Objective ::
Copy, exactly and only, the lines from the one with "Write a Python" up to and including the one with "ax = fig.add_axes([75/563, 1-455/503, 473/563, 443/503])", leaving pictures out.
Begin
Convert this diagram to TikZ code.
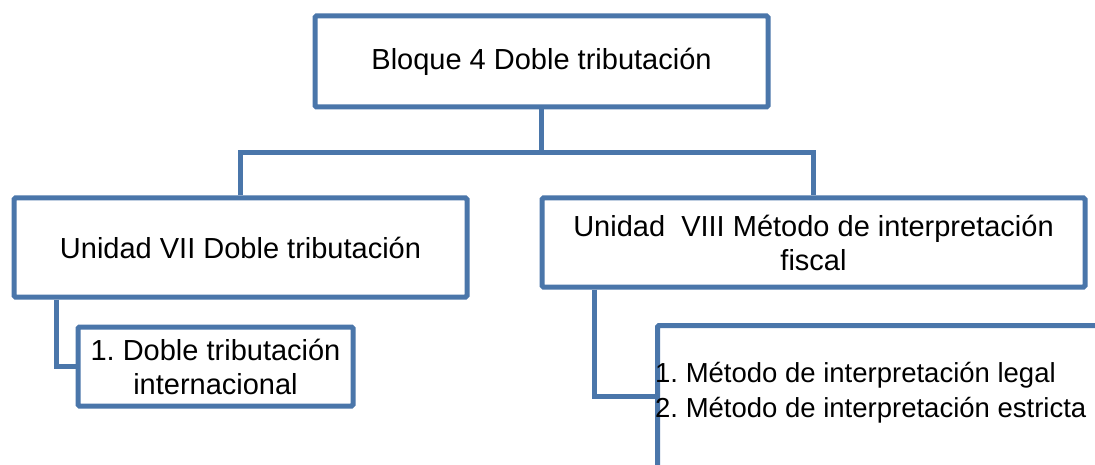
\documentclass[tikz,border=0pt]{standalone}
\usepackage{fontspec}
\setmainfont{Liberation Sans}
\usetikzlibrary{calc}
\frenchspacing
\definecolor{boxblue}{RGB}{74,118,170}
\tikzset{
  box/.style={draw=boxblue, line width=5pt, rounded corners=1.5pt, fill=white,
    inner sep=0pt, align=center, font=\fontsize{29}{34}\selectfont},
  conn/.style={draw=boxblue, line width=5pt, line join=miter},
  itemtext/.style={inner sep=0pt, align=left, anchor=west, font=\fontsize{27.5}{35}\selectfont}
}
\begin{document}
\begin{tikzpicture}[x=1pt,y=-1pt]
\useasboundingbox (0,0) rectangle (1095,465);
\fill[white] (0,0) rectangle (1095,465);
\clip (0,0) rectangle (1095,465);
\coordinate (bar) at (0,153);
\node[box, minimum width=453pt, minimum height=91pt] (top) at (541.5,61.5) {\frenchspacing Bloque 4 Doble tributación};
\node[box, minimum width=453pt, minimum height=99pt] (left) at (240.5,247.5) {\frenchspacing Unidad VII Doble tributación};
\node[box, minimum width=543pt, minimum height=89pt] (right) at (813.5,242.5) {\frenchspacing Unidad\ \ VIII Método de interpretación\\fiscal};
\node[box, minimum width=275pt, minimum height=79pt] (small) at (215.5,366.5) {\frenchspacing 1. Doble tributación\\internacional};
\node[box, anchor=north west, minimum width=600pt, minimum height=200pt] (bigbox) at (655,323) {};
\node[itemtext] (bigtext) at (655,392.5) {\frenchspacing 1. Método de interpretación legal\\2. Método de interpretación estricta};
\draw[conn] (top.south) -- (top.south |- bar);
\draw[conn] (left.north) |- (right.north |- bar) -- (right.north);
\draw[conn] ([xshift=45pt]left.south west) |- (small.west);
\draw[conn] ([xshift=55pt]right.south west) |- ([yshift=-73pt]bigbox.north west);
\end{tikzpicture}
\end{document}
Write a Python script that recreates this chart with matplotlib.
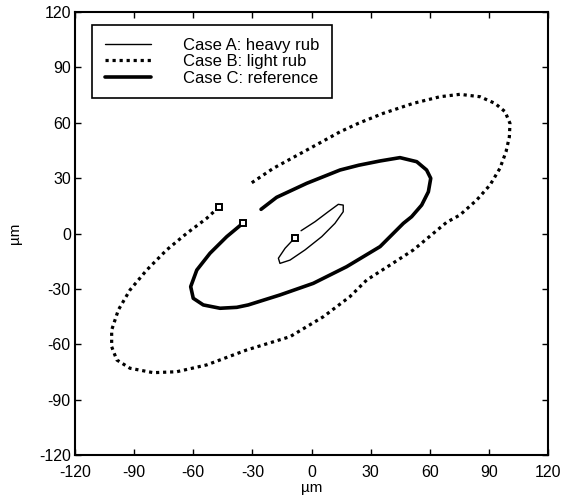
import matplotlib
matplotlib.use("Agg")
import matplotlib.pyplot as plt

plt.rcParams['font.family'] = ['Liberation Sans', 'DejaVu Sans']
plt.rcParams['axes.unicode_minus'] = False

# Case A: heavy rub (inner thin orbit), ends at marker
case_a_x = [-5.3, 1.8, 8.5, 13.6, 16.1, 16.1, 11.9, 5.2, -3.3, -10.9, -16.0, -16.8, -13.4, -8.4]
case_a_y = [1.5, 6.4, 11.8, 15.8, 15.4, 11.8, 5.5, -1.7, -8.9, -14.4, -16.2, -13.4, -8.0, -2.3]

# Case B: light rub (outer dotted orbit), ends at marker
case_b_x = [-30.3, -19.4, -2.4, 14.5, 24.0, 36.4, 51.6, 65.2, 75.3, 85.5, 93.1, 98.2,
            100.7, 100.4, 98.7, 95.6, 90.6, 83.8, 75.3, 68.6, 51.7, 40.0, 28.0, 19.5,
            6.0, -10.9, -32.9, -53.2, -68.4, -80.3, -92.1, -98.8, -101.4, -101.4,
            -98.0, -92.1, -83.6, -73.5, -63.3, -53.2, -46.8]
case_b_y = [27.5, 35.3, 45.2, 55.1, 59.8, 65.1, 70.5, 74.1, 75.4, 74.1, 70.5, 66.0,
            59.7, 52.4, 44.3, 35.3, 26.3, 18.1, 10.0, 6.1, -8.9, -17.0, -25.2, -34.2,
            -45.1, -55.9, -63.1, -71.2, -74.9, -75.4, -73.0, -68.5, -61.3, -52.3,
            -41.4, -30.6, -19.8, -8.9, 0.1, 8.2, 14.5]

# Case C: reference (medium thick orbit), ends at marker
case_c_x = [-25.6, -17.7, -2.4, 14.5, 24.0, 34.8, 44.9, 53.4, 58.4, 60.5, 59.3, 55.9,
            50.8, 46.6, 34.8, 17.8, 0.9, -16.0, -32.1, -37.9, -46.4, -54.9, -60.0,
            -61.3, -58.2, -51.5, -43.0, -34.9]
case_c_y = [13.1, 19.6, 27.2, 34.4, 37.0, 39.3, 41.1, 38.9, 34.4, 29.9, 22.6, 15.4,
            9.1, 5.5, -7.1, -18.0, -27.0, -33.3, -38.7, -40.0, -40.5, -38.7, -35.1,
            -28.8, -19.8, -10.7, -1.7, 5.5]

ticks = [-120, -90, -60, -30, 0, 30, 60, 90, 120]
labels = ["Case A: heavy rub", "Case B: light rub", "Case C: reference"]

fig = plt.figure(figsize=(5.63, 5.03), dpi=100)
ax = fig.add_axes([75/563, 1-455/503, 473/563, 443/503])

ax.plot(case_a_x, case_a_y, color='black', lw=1.0, label=labels[0],
        solid_joinstyle='round', solid_capstyle='round')
ax.plot(case_b_x, case_b_y, color='black', lw=2.3, linestyle=(0, (1, 1.2)), label=labels[1])
ax.plot(case_c_x, case_c_y, color='black', lw=2.6, label=labels[2],
        solid_joinstyle='round', solid_capstyle='round')

for xs, ys in [(case_a_x, case_a_y), (case_b_x, case_b_y), (case_c_x, case_c_y)]:
    ax.plot(xs[-1], ys[-1], marker='s', ms=5, mfc='white', mec='black', mew=1.4, ls='none')

ax.set_xlim(-120, 120)
ax.set_ylim(-120, 120)
ax.set_xticks(ticks)
ax.set_yticks(ticks)
ax.set_xticklabels([str(t) for t in ticks])
ax.set_yticklabels([str(t) for t in ticks])
ax.tick_params(direction='in', top=True, right=True, labelsize=11.5, length=4, width=1)
ax.tick_params(axis='x', pad=7)
ax.tick_params(axis='y', pad=3)
for s in ax.spines.values():
    s.set_linewidth(1.5)
ax.set_xlabel("µm", fontsize=11, labelpad=1)
ax.set_ylabel("µm", fontsize=11, labelpad=12)

leg = ax.legend(loc='upper left', bbox_to_anchor=(17/473, (455-25)/443), fontsize=12,
                frameon=True, fancybox=False, edgecolor='black', handlelength=2.8,
                handletextpad=1.9, borderpad=0.75, labelspacing=0.1, borderaxespad=0)
leg.get_frame().set_linewidth(1.2)
leg.get_frame().set_alpha(1)

fig.savefig("out.png", dpi=100)
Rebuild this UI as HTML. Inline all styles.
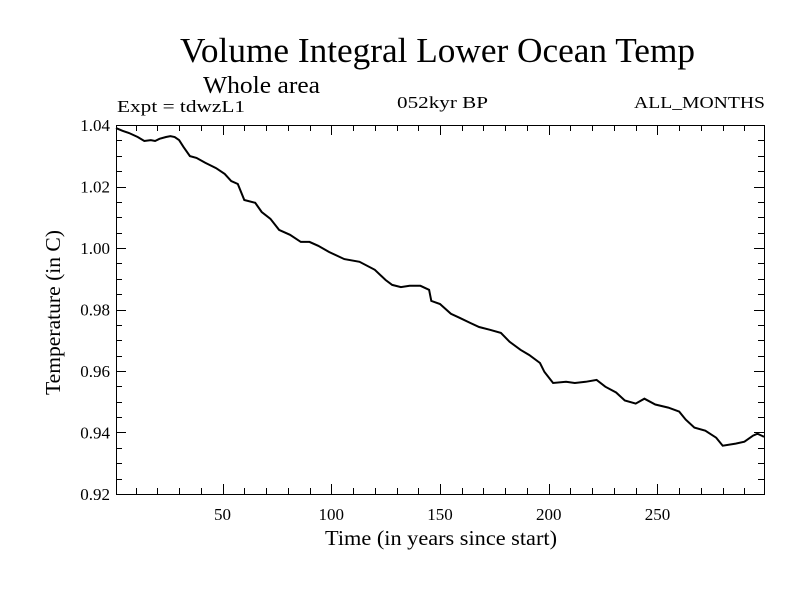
End
Result ::
Write a Python script that recreates this chart with matplotlib.
import matplotlib
matplotlib.use("Agg")
import matplotlib.pyplot as plt

plt.rcParams['font.family'] = ['Liberation Sans', 'DejaVu Sans']
plt.rcParams['axes.unicode_minus'] = False

# Case A: heavy rub (inner thin orbit), ends at marker
case_a_x = [-5.3, 1.8, 8.5, 13.6, 16.1, 16.1, 11.9, 5.2, -3.3, -10.9, -16.0, -16.8, -13.4, -8.4]
case_a_y = [1.5, 6.4, 11.8, 15.8, 15.4, 11.8, 5.5, -1.7, -8.9, -14.4, -16.2, -13.4, -8.0, -2.3]

# Case B: light rub (outer dotted orbit), ends at marker
case_b_x = [-30.3, -19.4, -2.4, 14.5, 24.0, 36.4, 51.6, 65.2, 75.3, 85.5, 93.1, 98.2,
            100.7, 100.4, 98.7, 95.6, 90.6, 83.8, 75.3, 68.6, 51.7, 40.0, 28.0, 19.5,
            6.0, -10.9, -32.9, -53.2, -68.4, -80.3, -92.1, -98.8, -101.4, -101.4,
            -98.0, -92.1, -83.6, -73.5, -63.3, -53.2, -46.8]
case_b_y = [27.5, 35.3, 45.2, 55.1, 59.8, 65.1, 70.5, 74.1, 75.4, 74.1, 70.5, 66.0,
            59.7, 52.4, 44.3, 35.3, 26.3, 18.1, 10.0, 6.1, -8.9, -17.0, -25.2, -34.2,
            -45.1, -55.9, -63.1, -71.2, -74.9, -75.4, -73.0, -68.5, -61.3, -52.3,
            -41.4, -30.6, -19.8, -8.9, 0.1, 8.2, 14.5]

# Case C: reference (medium thick orbit), ends at marker
case_c_x = [-25.6, -17.7, -2.4, 14.5, 24.0, 34.8, 44.9, 53.4, 58.4, 60.5, 59.3, 55.9,
            50.8, 46.6, 34.8, 17.8, 0.9, -16.0, -32.1, -37.9, -46.4, -54.9, -60.0,
            -61.3, -58.2, -51.5, -43.0, -34.9]
case_c_y = [13.1, 19.6, 27.2, 34.4, 37.0, 39.3, 41.1, 38.9, 34.4, 29.9, 22.6, 15.4,
            9.1, 5.5, -7.1, -18.0, -27.0, -33.3, -38.7, -40.0, -40.5, -38.7, -35.1,
            -28.8, -19.8, -10.7, -1.7, 5.5]

ticks = [-120, -90, -60, -30, 0, 30, 60, 90, 120]
labels = ["Case A: heavy rub", "Case B: light rub", "Case C: reference"]

fig = plt.figure(figsize=(5.63, 5.03), dpi=100)
ax = fig.add_axes([75/563, 1-455/503, 473/563, 443/503])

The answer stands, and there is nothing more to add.